Bektaşiliğin içerdiği düşüncelerin odağını oluşturan sevgi 'Evren-Tanrı- insan' birliğini kavramayı amaçlar. Velayetname'ye göre; Hacı Bektaş-i Veli bütün insanların kardeş olduklarını, yeryüzünden ortaklaşa, barış içinde yararlanılması gerektiğini, varlık birliğinin gerçekliliğini, insanın tanrısal niteliklerle donatıldığını savunmuştur.

İnsanın anlamını kavramak gibi iç başarısı vardır. Bu başarının ilk basamağı kişinin kendini tanıyarak sevmesidir. Kendini bilen kendisini sever. Kendini seven kendini bilir. Kişi tanrısal bir özle donatıldığından 'Kendini seven Tanrı'yı sever' Bu düşünce Bektaşilik'te varlık birliğine tek yoldur. Bu nedenle bütün Bektaşilerin bağlandıkları bir ilke niteliği taşır. Hacı Bektaş-i Veli'nin izini sürenlere göre Tanrı'yı sevmek, Ali'yi sevmekle başlar. Çünkü Bektaşilik Ali sevgisini yaymayı, sürdürmeyi amaç edinmiş bir kuruluştur.

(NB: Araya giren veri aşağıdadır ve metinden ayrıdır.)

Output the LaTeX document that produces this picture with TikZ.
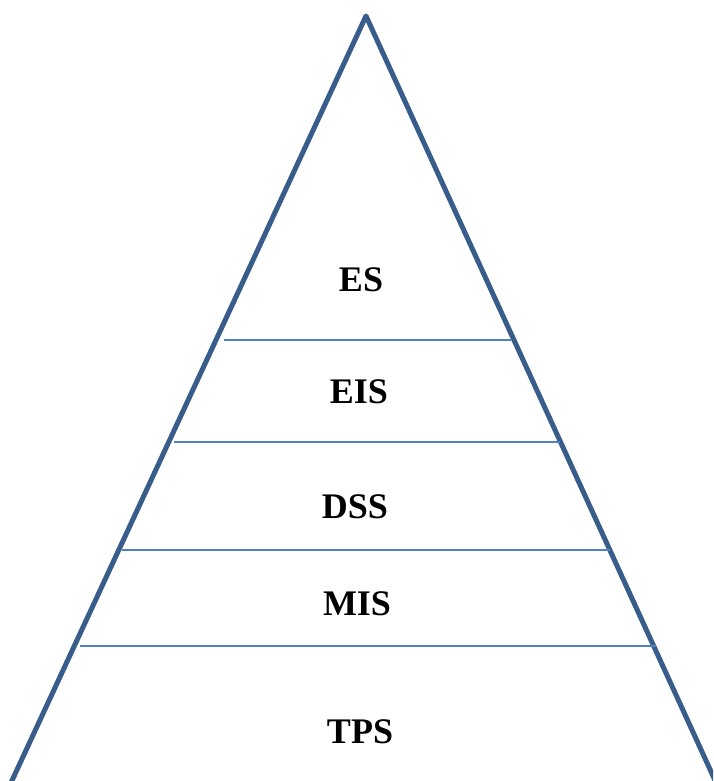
\documentclass[tikz,border=0pt]{standalone}
\usepackage{fontspec}
\setmainfont{Liberation Serif}
\usepackage{tikz}
\definecolor{pyredge}{RGB}{56,93,138}
\definecolor{pyrline}{RGB}{79,129,189}

\begin{document}
\begin{tikzpicture}[x=1pt, y=-1pt,
  edge/.style={draw=pyredge, line width=5pt, line join=round},
  layer/.style={draw=pyrline, line width=2pt},
  lvl/.style={font=\bfseries\fontsize{36}{42}\selectfont, inner sep=0pt}]
\useasboundingbox (0,0) rectangle (713,781);
\clip (0,0) rectangle (713,781);
%%%%% Pyramid %%%%%
\draw[edge] (3,800) -- (366,16) -- (724,800);
%%%%% Layers %%%%%
\draw[layer] (224,340) -- (512,340);
\draw[layer] (174,442) -- (560,442);
\draw[layer] (122,550) -- (610,550);
\draw[layer] (80,646) -- (656,646);
%%%%% Labels %%%%%
\node[lvl] (es)  at (361,280) {ES};
\node[lvl] (eis) at (359,392) {EIS};
\node[lvl] (dss) at (355,507) {DSS};
\node[lvl] (mis) at (357,604) {MIS};
\node[lvl] (tps) at (360,732) {TPS};
\end{tikzpicture}
\end{document}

Bektaşilik, şamanlıktan izler taşıması, ayrımcılık yapmaması, Anadolu halkının dilini kullanması, açık ilkelerden ziyade, her düşünce ve inançta olan insanların kendilerine göre anlamlar çıkarabileceği üstü kapalı inançlar geliştirmesi nedeniyle Anadolu'nun her yerinde hızla yayılmış bir inanç ve öğreti bütünüdür.

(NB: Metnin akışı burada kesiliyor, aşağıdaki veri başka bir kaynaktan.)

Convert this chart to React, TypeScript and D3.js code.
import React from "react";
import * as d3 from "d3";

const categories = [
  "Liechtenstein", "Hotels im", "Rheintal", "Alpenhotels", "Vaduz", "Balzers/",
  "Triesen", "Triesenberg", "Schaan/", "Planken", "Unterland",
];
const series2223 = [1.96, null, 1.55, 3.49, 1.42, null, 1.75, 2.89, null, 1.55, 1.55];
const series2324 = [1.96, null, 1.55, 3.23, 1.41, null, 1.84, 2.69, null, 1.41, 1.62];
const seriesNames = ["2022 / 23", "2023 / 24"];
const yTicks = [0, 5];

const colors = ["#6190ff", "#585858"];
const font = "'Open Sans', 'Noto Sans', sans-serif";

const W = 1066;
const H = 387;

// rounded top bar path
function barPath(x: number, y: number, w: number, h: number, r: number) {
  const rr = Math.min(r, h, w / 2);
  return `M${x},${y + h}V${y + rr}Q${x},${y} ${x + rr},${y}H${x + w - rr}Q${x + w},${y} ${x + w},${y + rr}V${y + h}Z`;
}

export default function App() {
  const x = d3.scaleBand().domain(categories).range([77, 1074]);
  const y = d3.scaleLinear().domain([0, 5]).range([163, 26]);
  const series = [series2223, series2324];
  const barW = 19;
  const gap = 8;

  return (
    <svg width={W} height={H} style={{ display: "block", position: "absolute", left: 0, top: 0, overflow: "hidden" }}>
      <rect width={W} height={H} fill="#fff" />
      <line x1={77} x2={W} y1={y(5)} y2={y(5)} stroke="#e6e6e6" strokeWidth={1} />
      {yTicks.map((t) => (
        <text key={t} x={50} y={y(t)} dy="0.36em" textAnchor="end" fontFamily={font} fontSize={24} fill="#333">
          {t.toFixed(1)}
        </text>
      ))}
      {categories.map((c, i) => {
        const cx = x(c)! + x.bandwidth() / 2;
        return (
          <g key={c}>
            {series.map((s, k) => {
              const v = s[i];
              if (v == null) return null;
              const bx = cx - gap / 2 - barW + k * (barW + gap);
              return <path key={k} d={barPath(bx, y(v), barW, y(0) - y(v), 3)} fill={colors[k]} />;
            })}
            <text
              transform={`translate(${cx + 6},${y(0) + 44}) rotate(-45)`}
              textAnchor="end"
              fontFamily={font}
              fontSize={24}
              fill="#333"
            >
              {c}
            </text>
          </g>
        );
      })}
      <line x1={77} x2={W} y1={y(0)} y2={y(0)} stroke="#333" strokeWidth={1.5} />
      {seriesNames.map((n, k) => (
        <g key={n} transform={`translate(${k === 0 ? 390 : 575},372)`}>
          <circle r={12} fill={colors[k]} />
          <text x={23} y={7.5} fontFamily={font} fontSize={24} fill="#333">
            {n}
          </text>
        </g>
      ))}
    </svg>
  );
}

Neden olduğunu bilmediğim bir nedenden dolayı bir öğretiyi sevdim. Yaşamımıza yerleştirmemiz gereken temel ilkeler arasında bu düşünce sistemlerinin bizleri aslında ne kadar yücelteceğine karar verdim. Bir gazete kupürünü okuyarak başlayan maceracı ruhum, beni birden Bektaşiliğin en derin izlerine götürdü. İnançlarımızı sorgularken, adımlarımızı iyi atmanın ne kadar önemli olduğunu bir kez daha hatırladım.